Auto-generated local copy in Home directory (Ray 2.7.0)

When running Ray 2.7.0, in addition to all the trial results saved in the directory defined by “air.RunConfig(storage_path”, it somehow saved another identical copy in my home directory with the sub-directory name “ray_results”. This behavior only occurs for Ray 2.7.0 . Older version has no such an issue.

@wxie2013 Thanks for bringing this up. This change in behavior is a result of an implementation detail from the re-factoring we did for Ray Tune and Ray Train in 2.7 – the main reason was to unify the behavior across local storage and cloud storage.

We now always write to an intermediate directory (which defaults to ~/ray_results). The intermediate ~/ray_results directory makes more sense when the storage path is set to cloud storage. It acts as the location on the local filesystem that contains training artifacts before they get uploaded.

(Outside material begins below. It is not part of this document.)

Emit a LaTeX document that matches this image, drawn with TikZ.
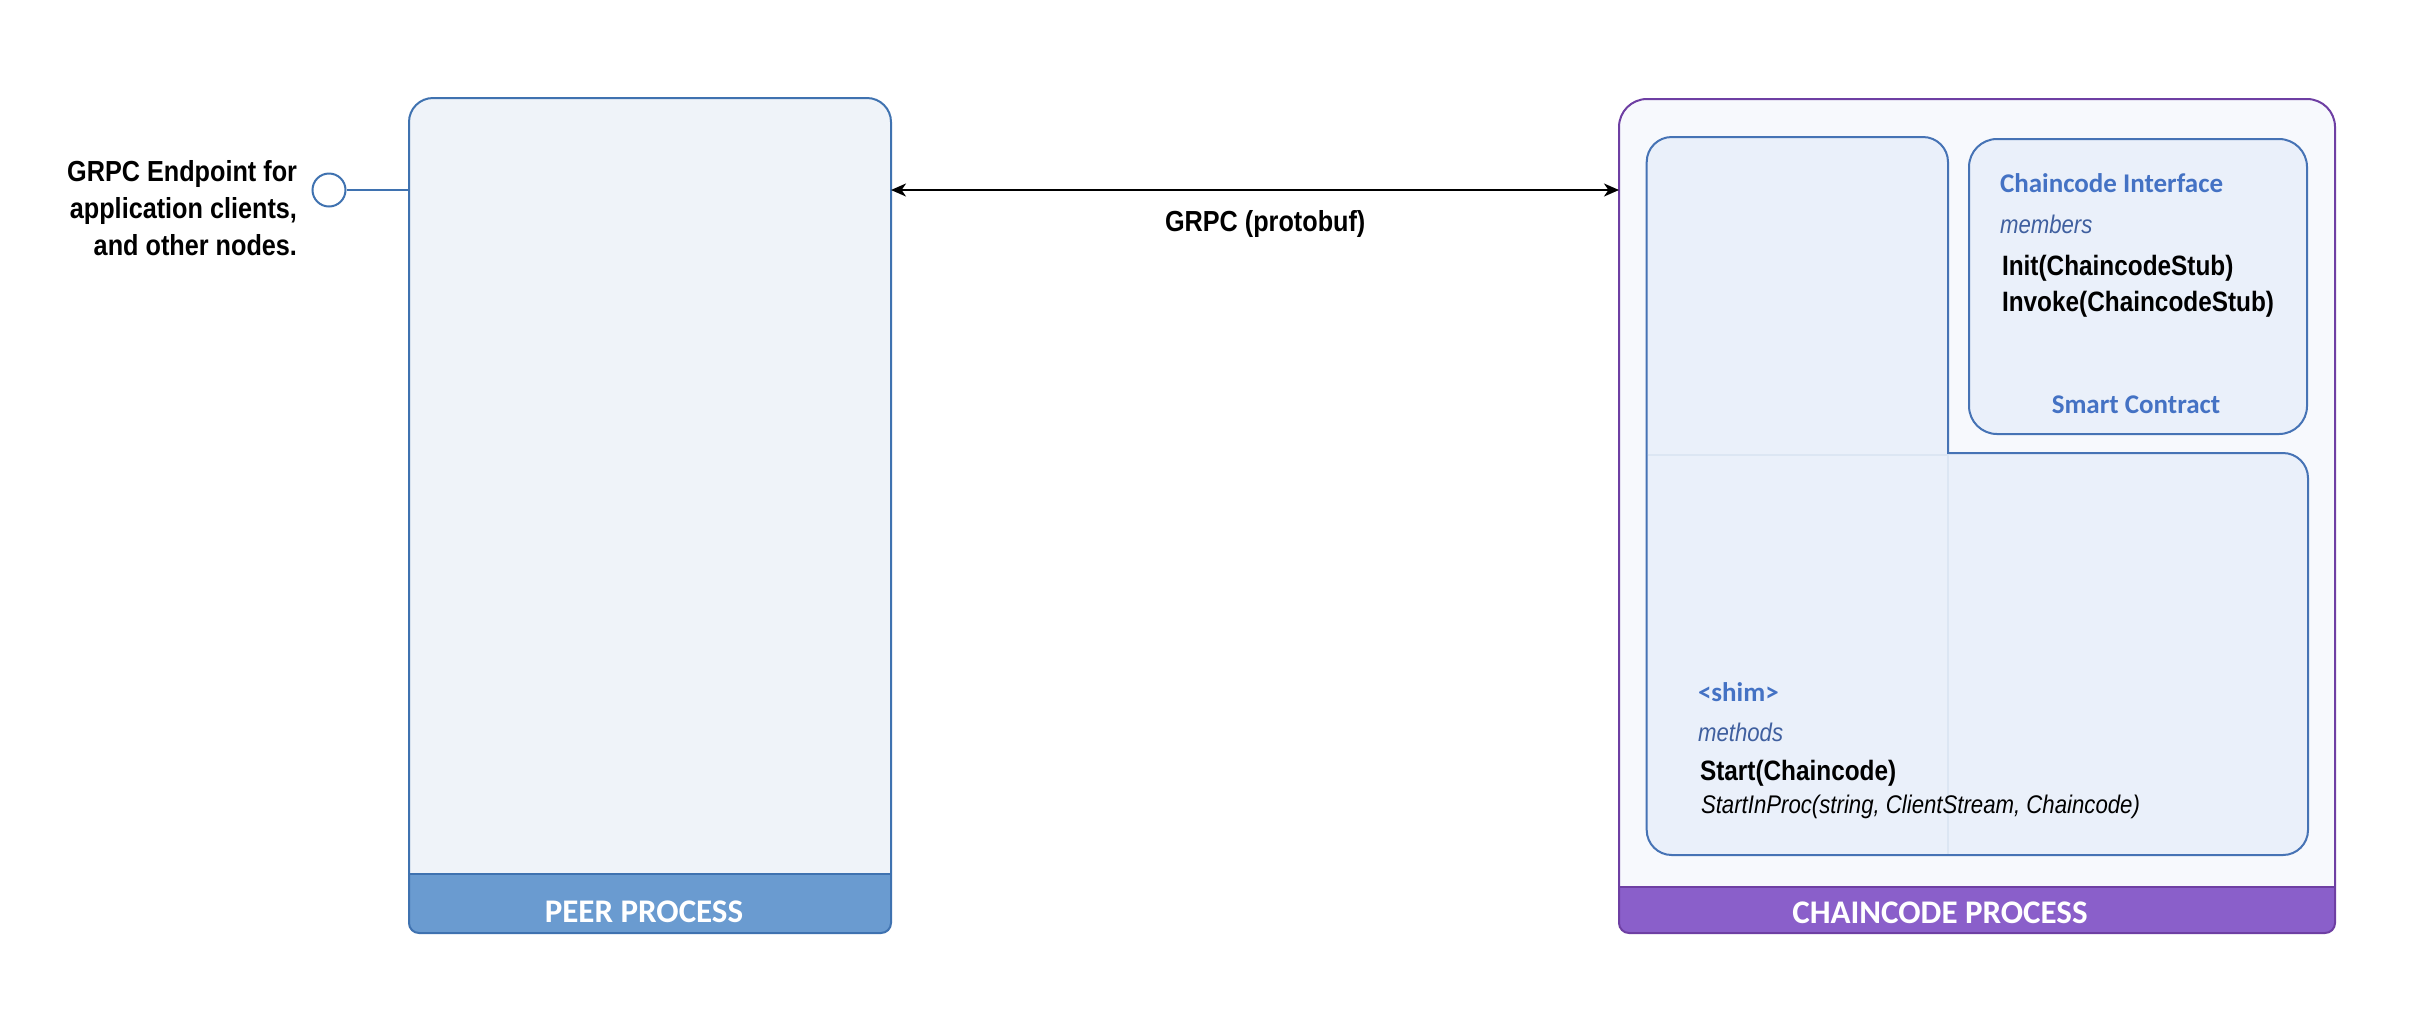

If you’re just setting the storage_path to a different local path, then you can configure this with the RAY_AIR_LOCAL_CACHE_DIR environment variable. For example, you could set it to a /tmp/… directory for the OS to clean it up automatically after some time. This intermediate folder doesn’t contain large files — for example, there won’t be a copy of checkpoints in there.

Take a look here: Configuring Persistent Storage — Ray 2.7.0

Hi @justinvyu, thanks for the follow up. Somehow in my case, the intermediate local directory and the persistent storage contains the exactly the same files. I have some large output files generated from each trial and they are in both directories. It’s too expensive to have two identical copies when the number of trials is large. Here are more questions:

  • If I just need a local storage, what would happen if intermediate local directory and persistent storage are set to be the same?

  • Can the intermediate local directory be removed right after the files is finished uploading or copying to another local persistent storage directory ?

@wxie2013

  1. If the directories are the same, then there’ll only be a single copy of your experiment directory, without any extra copying happening. For your usage, you may just want to set ONLY the intermediate directory with the environment variable instead of the storage_path.
  2. Ray Tune/Train currently doesn’t delete the intermediate directory at any point.
1 Like